▶ _Problem statement_: Print the lines starting at the line containing "Reproduce this chart with matplotlib." and ending at the line containing "plt.rcParams['hatch.linewidth'] = 1.9", exactly and in full, without the pictures.

▶ _Available data_:
+--
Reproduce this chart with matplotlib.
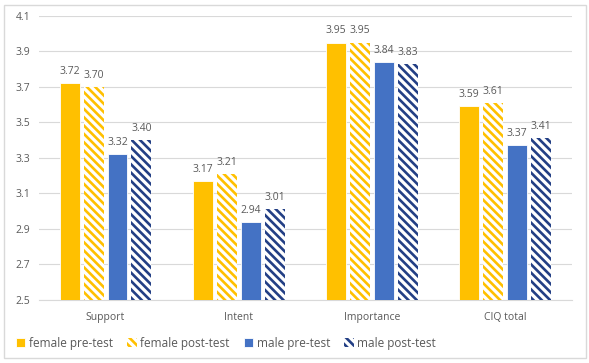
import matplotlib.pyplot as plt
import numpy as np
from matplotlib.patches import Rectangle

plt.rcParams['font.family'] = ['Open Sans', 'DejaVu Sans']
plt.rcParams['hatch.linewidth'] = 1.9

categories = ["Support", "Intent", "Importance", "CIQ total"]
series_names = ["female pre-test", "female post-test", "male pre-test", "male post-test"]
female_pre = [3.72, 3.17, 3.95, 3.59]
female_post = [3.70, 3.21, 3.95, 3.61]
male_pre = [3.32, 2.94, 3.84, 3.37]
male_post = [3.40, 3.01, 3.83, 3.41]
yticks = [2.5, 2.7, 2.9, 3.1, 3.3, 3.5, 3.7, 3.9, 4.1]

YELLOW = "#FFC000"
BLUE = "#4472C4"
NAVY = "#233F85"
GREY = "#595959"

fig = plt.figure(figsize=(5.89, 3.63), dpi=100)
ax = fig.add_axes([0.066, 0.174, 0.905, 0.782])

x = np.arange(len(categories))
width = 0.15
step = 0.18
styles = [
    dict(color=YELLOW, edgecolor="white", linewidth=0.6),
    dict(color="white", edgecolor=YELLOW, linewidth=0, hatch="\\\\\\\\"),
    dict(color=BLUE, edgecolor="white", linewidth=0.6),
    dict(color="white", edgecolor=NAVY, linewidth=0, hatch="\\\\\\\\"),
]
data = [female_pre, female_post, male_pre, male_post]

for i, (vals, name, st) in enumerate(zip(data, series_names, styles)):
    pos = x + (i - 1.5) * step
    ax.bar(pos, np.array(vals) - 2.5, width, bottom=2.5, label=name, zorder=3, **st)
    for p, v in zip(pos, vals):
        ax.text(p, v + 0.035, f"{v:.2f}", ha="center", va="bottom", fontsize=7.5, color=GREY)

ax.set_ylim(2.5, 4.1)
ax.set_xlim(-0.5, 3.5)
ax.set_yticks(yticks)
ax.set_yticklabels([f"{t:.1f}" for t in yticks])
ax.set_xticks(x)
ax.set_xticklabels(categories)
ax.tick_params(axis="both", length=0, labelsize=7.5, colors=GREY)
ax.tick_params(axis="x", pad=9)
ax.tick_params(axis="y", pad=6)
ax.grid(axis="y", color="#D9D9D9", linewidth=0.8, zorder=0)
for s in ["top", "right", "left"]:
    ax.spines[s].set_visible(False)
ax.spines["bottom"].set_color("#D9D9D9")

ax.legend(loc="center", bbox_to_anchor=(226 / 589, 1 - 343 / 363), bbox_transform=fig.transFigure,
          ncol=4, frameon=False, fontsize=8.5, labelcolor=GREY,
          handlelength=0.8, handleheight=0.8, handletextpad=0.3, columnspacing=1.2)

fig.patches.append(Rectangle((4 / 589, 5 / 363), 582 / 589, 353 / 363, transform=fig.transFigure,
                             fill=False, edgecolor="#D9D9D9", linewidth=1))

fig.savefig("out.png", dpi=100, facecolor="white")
+--
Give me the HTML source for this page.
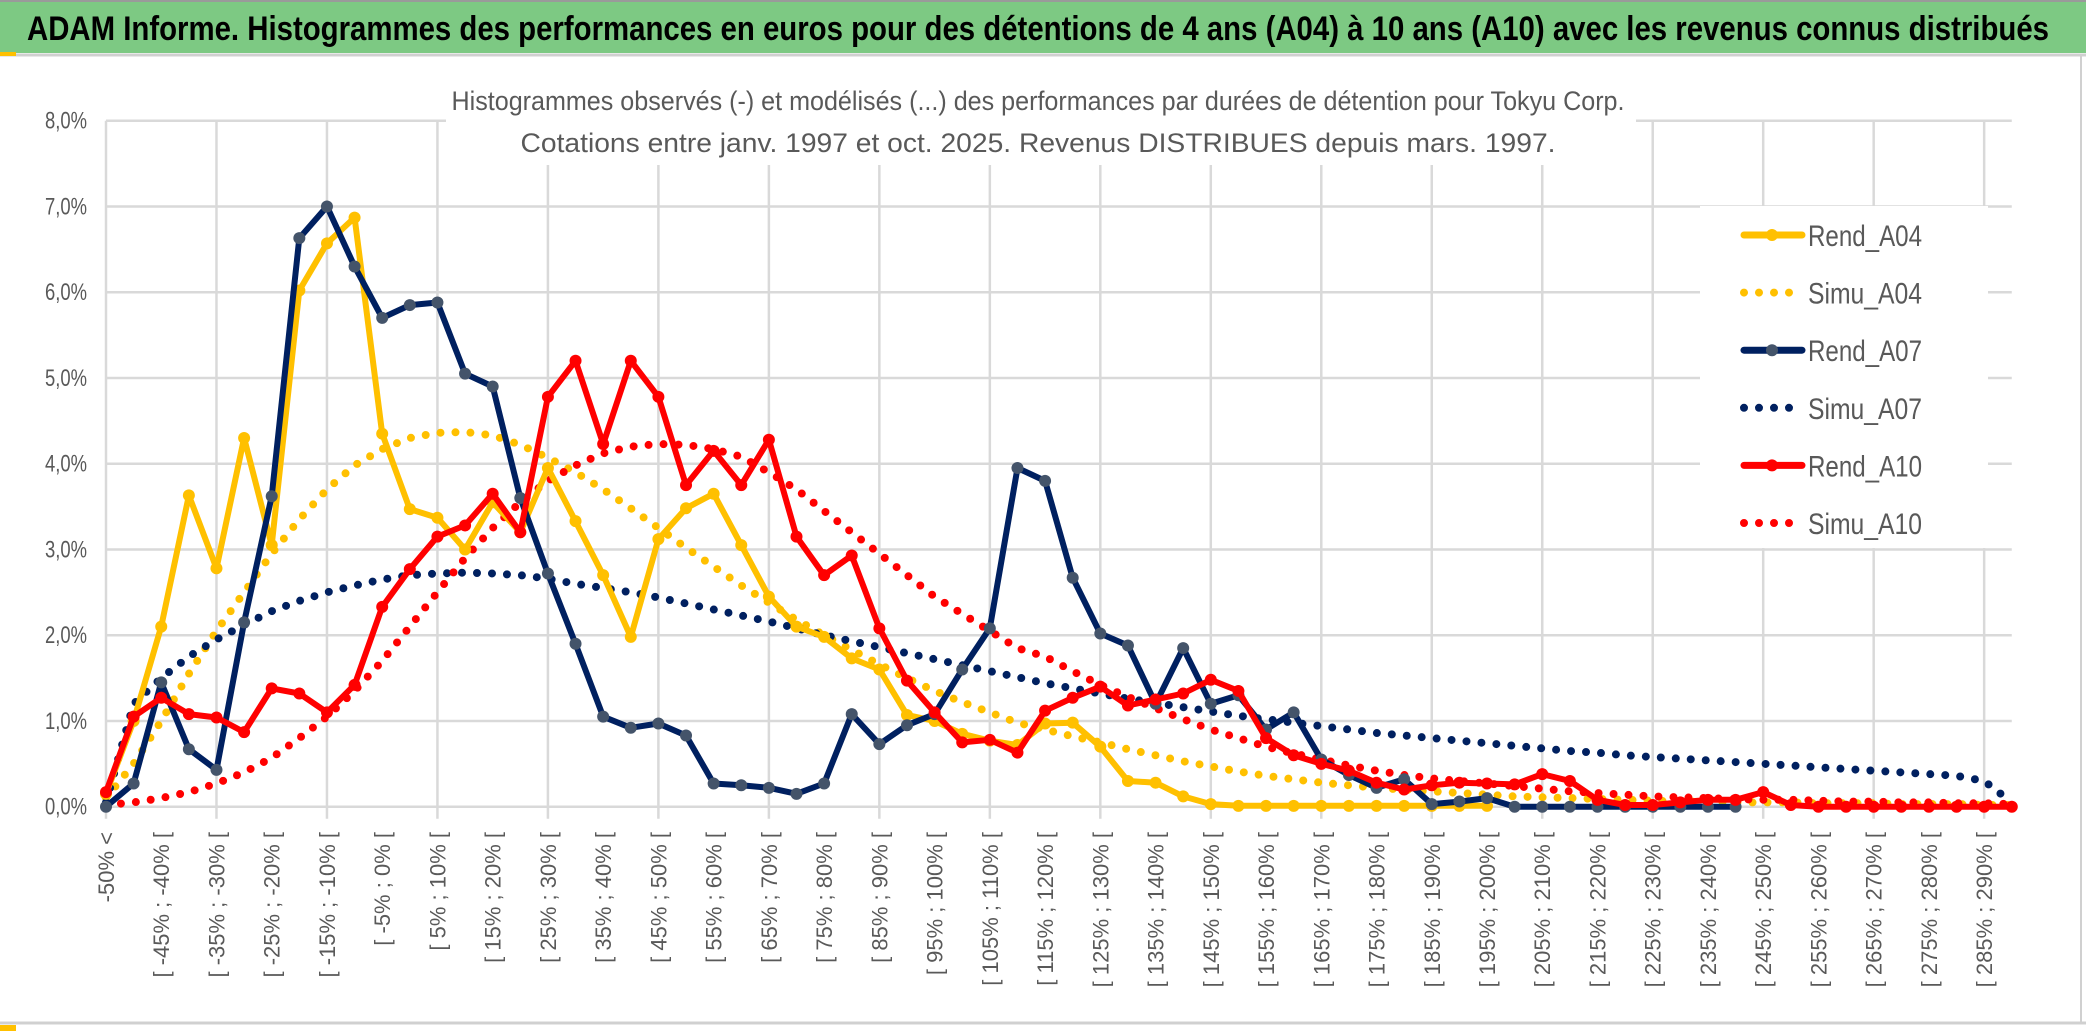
+--
▶ _Written reply_:
Reproduce this chart with matplotlib.
import matplotlib.pyplot as plt
import numpy as np
from matplotlib.patches import Rectangle

plt.rcParams['font.family'] = ['Open Sans', 'DejaVu Sans']
plt.rcParams['hatch.linewidth'] = 1.9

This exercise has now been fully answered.